--- BEGIN DATA LINES ---
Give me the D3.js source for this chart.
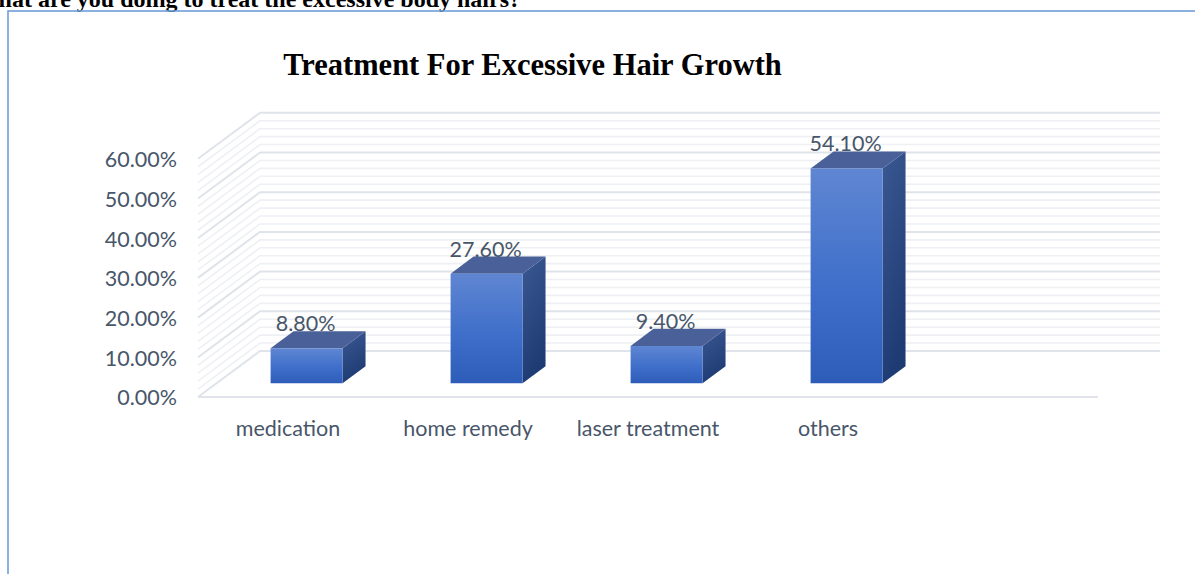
<!DOCTYPE html>
<html>
<head>
<meta charset="utf-8">
<script src="https://cdn.jsdelivr.net/npm/d3@7"></script>
<style>
  html, body { margin: 0; padding: 0; background: #ffffff; }
  svg { display: block; }
</style>
</head>
<body>
<script>
// Survey answers: how respondents treat excessive body hair
const categories = ["medication", "home remedy", "laser treatment", "others"];
const shares = [0.088, 0.276, 0.094, 0.541];
// Category slots on the floor: the chart keeps one trailing empty slot
const slots = categories.concat([""]);
const yTicks = [0, 0.1, 0.2, 0.3, 0.4, 0.5, 0.6];

const W = 1195, H = 574;
const svg = d3.select("body").append("svg")
  .attr("width", W).attr("height", H)
  .attr("viewBox", `0 0 ${W} ${H}`);

// Page heading above the chart frame (partly cut off at the top)
svg.append("text")
  .attr("x", 521).attr("y", 7)
  .attr("text-anchor", "end")
  .attr("font-family", "'Liberation Serif', 'Times New Roman', serif")
  .attr("font-weight", "bold")
  .attr("font-size", 24)
  .attr("fill", "#000")
  .text("What are you doing to treat the excessive body hairs?");

// Chart frame (its right edge runs past the page)
svg.append("rect")
  .attr("x", 8).attr("y", 11)
  .attr("width", 1210).attr("height", 620)
  .attr("fill", "none")
  .attr("stroke", "#6E9FD8")
  .attr("stroke-width", 1.6);

// Chart title
svg.append("text")
  .attr("x", 532.5).attr("y", 74.5)
  .attr("text-anchor", "middle")
  .attr("font-family", "'Liberation Serif', 'Times New Roman', serif")
  .attr("font-weight", "bold")
  .attr("font-size", 30.5)
  .attr("fill", "#000")
  .text("Treatment For Excessive Hair Growth");

// ---- 3D-ish projection -------------------------------------------------
const floorWidth = 900;
const origin = { x: 198, y: 397 };   // front-left corner of the floor
const depth = { dx: 62, dy: -46 };    // offset from front edge to back wall

const x = d3.scaleBand().domain(slots).range([0, floorWidth]).padding(0);
const y = d3.scaleLinear().domain([0, 0.6]).range([0, 238.2]);

// xf: position along the floor, v: value, z: depth fraction (0 front, 1 back)
function P(xf, v, z) {
  return [origin.x + xf + z * depth.dx, origin.y - y(v) + z * depth.dy];
}
const pts = arr => arr.map(p => p.join(",")).join(" ");

const defs = svg.append("defs");
const gFront = defs.append("linearGradient").attr("id", "gFront")
  .attr("x1", 0).attr("y1", 0).attr("x2", 0).attr("y2", 1);
gFront.append("stop").attr("offset", "0%").attr("stop-color", "#5F86D2");
gFront.append("stop").attr("offset", "55%").attr("stop-color", "#3F6FCA");
gFront.append("stop").attr("offset", "100%").attr("stop-color", "#2E5DB9");
const gSide = defs.append("linearGradient").attr("id", "gSide")
  .attr("x1", 0).attr("y1", 0).attr("x2", 0.3).attr("y2", 1);
gSide.append("stop").attr("offset", "0%").attr("stop-color", "#3A5892");
gSide.append("stop").attr("offset", "100%").attr("stop-color", "#1F3B74");

// ---- Walls and floor ---------------------------------------------------
const grid = svg.append("g").attr("fill", "none");
const minorTicks = y.ticks(30).filter(t => !yTicks.some(m => Math.abs(m - t) < 1e-9));

function wallLine(t, color, width) {
  grid.append("polyline")
    .attr("points", pts([P(0, t, 0), P(0, t, 1), P(floorWidth, t, 1)]))
    .attr("stroke", color)
    .attr("stroke-width", width)
    .attr("stroke-linejoin", "round");
}
minorTicks.forEach(t => wallLine(t, "#EEF0F4", 1.6));
yTicks.forEach(t => wallLine(t, "#DFE3EA", 2));

// Front edge of the floor
grid.append("line")
  .attr("x1", P(0, 0, 0)[0]).attr("y1", P(0, 0, 0)[1])
  .attr("x2", P(floorWidth, 0, 0)[0]).attr("y2", P(floorWidth, 0, 0)[1])
  .attr("stroke", "#E0E3E9").attr("stroke-width", 2);

// ---- Bars --------------------------------------------------------------
const zFront = 0.3, zBack = 0.67;
const barW = x.bandwidth() * 0.4;
const data = categories.map((c, i) => ({ cat: c, v: shares[i] }));

const bars = svg.append("g").selectAll("g").data(data).join("g");
bars.each(function (d) {
  const g = d3.select(this);
  const x0 = x(d.cat) + (x.bandwidth() - barW) / 2;
  const x1 = x0 + barW;
  g.append("polygon")
    .attr("points", pts([P(x1, 0, zFront), P(x1, 0, zBack), P(x1, d.v, zBack), P(x1, d.v, zFront)]))
    .attr("fill", "url(#gSide)");
  g.append("polygon")
    .attr("points", pts([P(x0, d.v, zFront), P(x1, d.v, zFront), P(x1, d.v, zBack), P(x0, d.v, zBack)]))
    .attr("fill", "#4A6099");
  g.append("polygon")
    .attr("points", pts([P(x0, 0, zFront), P(x1, 0, zFront), P(x1, d.v, zFront), P(x0, d.v, zFront)]))
    .attr("fill", "url(#gFront)");
});

const textColor = "#48566A";
const labelFont = "Lato, 'Open Sans', sans-serif";
const fmt = d3.format(".2%");

// Value labels sitting on the back edge of each bar top
svg.append("g").selectAll("text").data(data).join("text")
  .attr("x", d => P(x(d.cat) + x.bandwidth() / 2, d.v, zFront)[0] - 1)
  .attr("y", d => P(0, d.v, zBack)[1])
  .attr("text-anchor", "middle")
  .attr("font-family", labelFont)
  .attr("font-size", 21.5)
  .attr("fill", textColor)
  .text(d => fmt(d.v));

// ---- Axes --------------------------------------------------------------
const yAxisScale = d3.scaleLinear().domain(y.domain())
  .range([origin.y - y.range()[0], origin.y - y.range()[1]]);
const yAxis = svg.append("g")
  .attr("transform", `translate(${origin.x},1)`)
  .call(d3.axisLeft(yAxisScale).tickValues(yTicks).tickFormat(fmt).tickSize(0).tickPadding(21));
yAxis.select(".domain").remove();
yAxis.selectAll("text")
  .attr("font-family", labelFont)
  .attr("font-size", 21.5)
  .attr("fill", textColor);

const xAxisScale = d3.scaleBand().domain(slots)
  .range([origin.x, origin.x + floorWidth]).padding(0);
const xAxis = svg.append("g")
  .attr("transform", `translate(0,${origin.y})`)
  .call(d3.axisBottom(xAxisScale).tickSize(0).tickPadding(24));
xAxis.select(".domain").remove();
xAxis.selectAll("text")
  .attr("font-family", labelFont)
  .attr("font-size", 21.5)
  .attr("fill", textColor);
</script>
</body>
</html>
--- END DATA LINES ---
Repeat, word for word and with no pictures, only the lines running from the beginning of the data to the line that contains "to back wall".

■ **ANSWER TO THIS PROBLEM**
Give me the D3.js source for this chart.
<!DOCTYPE html>
<html>
<head>
<meta charset="utf-8">
<script src="https://cdn.jsdelivr.net/npm/d3@7"></script>
<style>
  html, body { margin: 0; padding: 0; background: #ffffff; }
  svg { display: block; }
</style>
</head>
<body>
<script>
// Survey answers: how respondents treat excessive body hair
const categories = ["medication", "home remedy", "laser treatment", "others"];
const shares = [0.088, 0.276, 0.094, 0.541];
// Category slots on the floor: the chart keeps one trailing empty slot
const slots = categories.concat([""]);
const yTicks = [0, 0.1, 0.2, 0.3, 0.4, 0.5, 0.6];

const W = 1195, H = 574;
const svg = d3.select("body").append("svg")
  .attr("width", W).attr("height", H)
  .attr("viewBox", `0 0 ${W} ${H}`);

// Page heading above the chart frame (partly cut off at the top)
svg.append("text")
  .attr("x", 521).attr("y", 7)
  .attr("text-anchor", "end")
  .attr("font-family", "'Liberation Serif', 'Times New Roman', serif")
  .attr("font-weight", "bold")
  .attr("font-size", 24)
  .attr("fill", "#000")
  .text("What are you doing to treat the excessive body hairs?");

// Chart frame (its right edge runs past the page)
svg.append("rect")
  .attr("x", 8).attr("y", 11)
  .attr("width", 1210).attr("height", 620)
  .attr("fill", "none")
  .attr("stroke", "#6E9FD8")
  .attr("stroke-width", 1.6);

// Chart title
svg.append("text")
  .attr("x", 532.5).attr("y", 74.5)
  .attr("text-anchor", "middle")
  .attr("font-family", "'Liberation Serif', 'Times New Roman', serif")
  .attr("font-weight", "bold")
  .attr("font-size", 30.5)
  .attr("fill", "#000")
  .text("Treatment For Excessive Hair Growth");

// ---- 3D-ish projection -------------------------------------------------
const floorWidth = 900;
const origin = { x: 198, y: 397 };   // front-left corner of the floor
const depth = { dx: 62, dy: -46 };    // offset from front edge to back wall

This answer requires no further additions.